Copy each line of the data below exactly, leaving out pictures.

*Collected data*.
--- START ---
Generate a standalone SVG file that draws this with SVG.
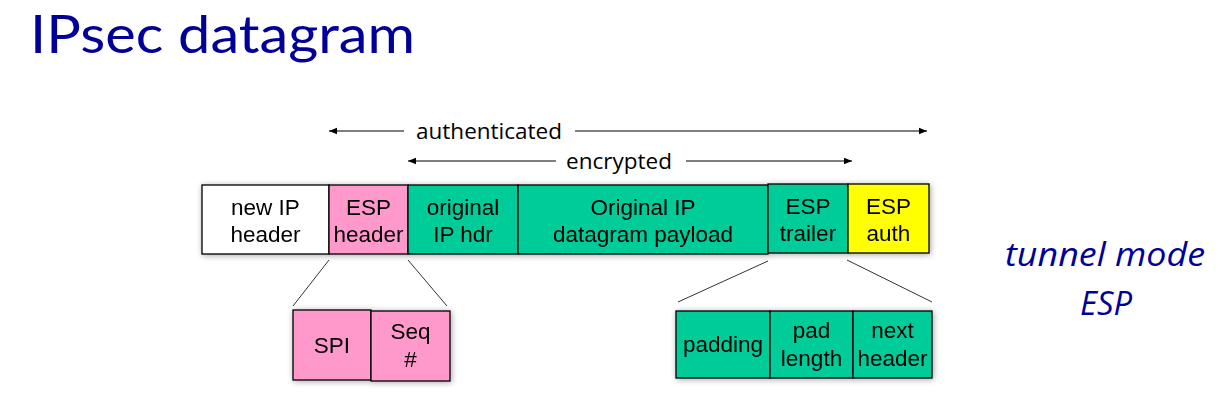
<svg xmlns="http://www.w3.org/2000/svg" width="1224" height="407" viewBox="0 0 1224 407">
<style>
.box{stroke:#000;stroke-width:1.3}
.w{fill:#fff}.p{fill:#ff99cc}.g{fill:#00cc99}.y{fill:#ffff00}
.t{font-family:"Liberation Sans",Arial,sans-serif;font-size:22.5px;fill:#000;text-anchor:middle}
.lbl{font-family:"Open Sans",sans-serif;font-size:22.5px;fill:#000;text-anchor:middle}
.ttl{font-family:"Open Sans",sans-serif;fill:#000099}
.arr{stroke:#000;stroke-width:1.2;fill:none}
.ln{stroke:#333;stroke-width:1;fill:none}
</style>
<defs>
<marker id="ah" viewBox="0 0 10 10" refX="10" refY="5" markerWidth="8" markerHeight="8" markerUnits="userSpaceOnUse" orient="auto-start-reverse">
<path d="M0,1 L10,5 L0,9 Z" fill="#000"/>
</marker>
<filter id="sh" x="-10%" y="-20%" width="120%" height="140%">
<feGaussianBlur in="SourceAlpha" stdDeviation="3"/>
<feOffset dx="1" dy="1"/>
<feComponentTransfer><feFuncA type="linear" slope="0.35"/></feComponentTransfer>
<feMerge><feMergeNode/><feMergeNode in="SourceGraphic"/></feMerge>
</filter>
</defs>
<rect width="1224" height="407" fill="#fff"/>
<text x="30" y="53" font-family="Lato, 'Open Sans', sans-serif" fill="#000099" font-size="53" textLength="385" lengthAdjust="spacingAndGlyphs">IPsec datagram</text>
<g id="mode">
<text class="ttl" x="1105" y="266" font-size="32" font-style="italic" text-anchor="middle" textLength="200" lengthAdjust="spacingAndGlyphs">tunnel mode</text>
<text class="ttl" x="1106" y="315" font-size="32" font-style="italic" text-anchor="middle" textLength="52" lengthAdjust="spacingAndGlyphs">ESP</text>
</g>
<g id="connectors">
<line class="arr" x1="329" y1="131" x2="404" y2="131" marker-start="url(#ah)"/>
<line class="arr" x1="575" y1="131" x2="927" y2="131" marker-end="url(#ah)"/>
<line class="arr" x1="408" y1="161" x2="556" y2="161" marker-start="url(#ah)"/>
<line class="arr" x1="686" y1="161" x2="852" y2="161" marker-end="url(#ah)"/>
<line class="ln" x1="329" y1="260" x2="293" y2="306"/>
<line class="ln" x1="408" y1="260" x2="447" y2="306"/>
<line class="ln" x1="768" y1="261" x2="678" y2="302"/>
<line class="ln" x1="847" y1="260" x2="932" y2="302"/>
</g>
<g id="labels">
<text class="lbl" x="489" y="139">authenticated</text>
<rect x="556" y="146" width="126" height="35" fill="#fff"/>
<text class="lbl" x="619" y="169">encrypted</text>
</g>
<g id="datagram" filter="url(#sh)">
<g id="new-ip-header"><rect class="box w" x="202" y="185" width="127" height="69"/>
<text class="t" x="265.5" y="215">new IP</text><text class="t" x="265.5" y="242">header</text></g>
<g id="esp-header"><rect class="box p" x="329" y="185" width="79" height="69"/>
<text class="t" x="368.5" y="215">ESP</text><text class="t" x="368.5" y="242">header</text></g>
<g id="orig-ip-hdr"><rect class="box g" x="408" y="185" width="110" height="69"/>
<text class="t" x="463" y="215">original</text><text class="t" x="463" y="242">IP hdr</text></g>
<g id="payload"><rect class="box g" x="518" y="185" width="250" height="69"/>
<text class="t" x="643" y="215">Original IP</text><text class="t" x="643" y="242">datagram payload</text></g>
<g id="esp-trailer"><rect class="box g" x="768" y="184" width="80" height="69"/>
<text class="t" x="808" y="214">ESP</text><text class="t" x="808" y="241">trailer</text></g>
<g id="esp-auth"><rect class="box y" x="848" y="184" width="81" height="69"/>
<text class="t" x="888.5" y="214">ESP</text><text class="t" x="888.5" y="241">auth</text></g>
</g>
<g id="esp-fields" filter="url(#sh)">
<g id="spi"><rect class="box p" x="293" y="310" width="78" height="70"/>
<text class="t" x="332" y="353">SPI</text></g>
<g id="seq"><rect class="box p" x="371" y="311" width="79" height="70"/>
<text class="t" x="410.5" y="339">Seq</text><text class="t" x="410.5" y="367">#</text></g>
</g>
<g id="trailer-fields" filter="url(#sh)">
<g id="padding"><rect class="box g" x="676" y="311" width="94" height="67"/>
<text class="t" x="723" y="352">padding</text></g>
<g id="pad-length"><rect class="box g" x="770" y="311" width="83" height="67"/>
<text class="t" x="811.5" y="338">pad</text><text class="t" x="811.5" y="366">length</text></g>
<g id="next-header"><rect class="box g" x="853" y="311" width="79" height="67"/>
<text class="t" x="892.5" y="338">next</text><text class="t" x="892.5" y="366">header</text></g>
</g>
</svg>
--- END ---
*Task output*.
Generate a standalone SVG file that draws this with SVG.
<svg xmlns="http://www.w3.org/2000/svg" width="1224" height="407" viewBox="0 0 1224 407">
<style>
.box{stroke:#000;stroke-width:1.3}
.w{fill:#fff}.p{fill:#ff99cc}.g{fill:#00cc99}.y{fill:#ffff00}
.t{font-family:"Liberation Sans",Arial,sans-serif;font-size:22.5px;fill:#000;text-anchor:middle}
.lbl{font-family:"Open Sans",sans-serif;font-size:22.5px;fill:#000;text-anchor:middle}
.ttl{font-family:"Open Sans",sans-serif;fill:#000099}
.arr{stroke:#000;stroke-width:1.2;fill:none}
.ln{stroke:#333;stroke-width:1;fill:none}
</style>
<defs>
<marker id="ah" viewBox="0 0 10 10" refX="10" refY="5" markerWidth="8" markerHeight="8" markerUnits="userSpaceOnUse" orient="auto-start-reverse">
<path d="M0,1 L10,5 L0,9 Z" fill="#000"/>
</marker>
<filter id="sh" x="-10%" y="-20%" width="120%" height="140%">
<feGaussianBlur in="SourceAlpha" stdDeviation="3"/>
<feOffset dx="1" dy="1"/>
<feComponentTransfer><feFuncA type="linear" slope="0.35"/></feComponentTransfer>
<feMerge><feMergeNode/><feMergeNode in="SourceGraphic"/></feMerge>
</filter>
</defs>
<rect width="1224" height="407" fill="#fff"/>
<text x="30" y="53" font-family="Lato, 'Open Sans', sans-serif" fill="#000099" font-size="53" textLength="385" lengthAdjust="spacingAndGlyphs">IPsec datagram</text>
<g id="mode">
<text class="ttl" x="1105" y="266" font-size="32" font-style="italic" text-anchor="middle" textLength="200" lengthAdjust="spacingAndGlyphs">tunnel mode</text>
<text class="ttl" x="1106" y="315" font-size="32" font-style="italic" text-anchor="middle" textLength="52" lengthAdjust="spacingAndGlyphs">ESP</text>
</g>
<g id="connectors">
<line class="arr" x1="329" y1="131" x2="404" y2="131" marker-start="url(#ah)"/>
<line class="arr" x1="575" y1="131" x2="927" y2="131" marker-end="url(#ah)"/>
<line class="arr" x1="408" y1="161" x2="556" y2="161" marker-start="url(#ah)"/>
<line class="arr" x1="686" y1="161" x2="852" y2="161" marker-end="url(#ah)"/>
<line class="ln" x1="329" y1="260" x2="293" y2="306"/>
<line class="ln" x1="408" y1="260" x2="447" y2="306"/>
<line class="ln" x1="768" y1="261" x2="678" y2="302"/>
<line class="ln" x1="847" y1="260" x2="932" y2="302"/>
</g>
<g id="labels">
<text class="lbl" x="489" y="139">authenticated</text>
<rect x="556" y="146" width="126" height="35" fill="#fff"/>
<text class="lbl" x="619" y="169">encrypted</text>
</g>
<g id="datagram" filter="url(#sh)">
<g id="new-ip-header"><rect class="box w" x="202" y="185" width="127" height="69"/>
<text class="t" x="265.5" y="215">new IP</text><text class="t" x="265.5" y="242">header</text></g>
<g id="esp-header"><rect class="box p" x="329" y="185" width="79" height="69"/>
<text class="t" x="368.5" y="215">ESP</text><text class="t" x="368.5" y="242">header</text></g>
<g id="orig-ip-hdr"><rect class="box g" x="408" y="185" width="110" height="69"/>
<text class="t" x="463" y="215">original</text><text class="t" x="463" y="242">IP hdr</text></g>
<g id="payload"><rect class="box g" x="518" y="185" width="250" height="69"/>
<text class="t" x="643" y="215">Original IP</text><text class="t" x="643" y="242">datagram payload</text></g>
<g id="esp-trailer"><rect class="box g" x="768" y="184" width="80" height="69"/>
<text class="t" x="808" y="214">ESP</text><text class="t" x="808" y="241">trailer</text></g>
<g id="esp-auth"><rect class="box y" x="848" y="184" width="81" height="69"/>
<text class="t" x="888.5" y="214">ESP</text><text class="t" x="888.5" y="241">auth</text></g>
</g>
<g id="esp-fields" filter="url(#sh)">
<g id="spi"><rect class="box p" x="293" y="310" width="78" height="70"/>
<text class="t" x="332" y="353">SPI</text></g>
<g id="seq"><rect class="box p" x="371" y="311" width="79" height="70"/>
<text class="t" x="410.5" y="339">Seq</text><text class="t" x="410.5" y="367">#</text></g>
</g>
<g id="trailer-fields" filter="url(#sh)">
<g id="padding"><rect class="box g" x="676" y="311" width="94" height="67"/>
<text class="t" x="723" y="352">padding</text></g>
<g id="pad-length"><rect class="box g" x="770" y="311" width="83" height="67"/>
<text class="t" x="811.5" y="338">pad</text><text class="t" x="811.5" y="366">length</text></g>
<g id="next-header"><rect class="box g" x="853" y="311" width="79" height="67"/>
<text class="t" x="892.5" y="338">next</text><text class="t" x="892.5" y="366">header</text></g>
</g>
</svg>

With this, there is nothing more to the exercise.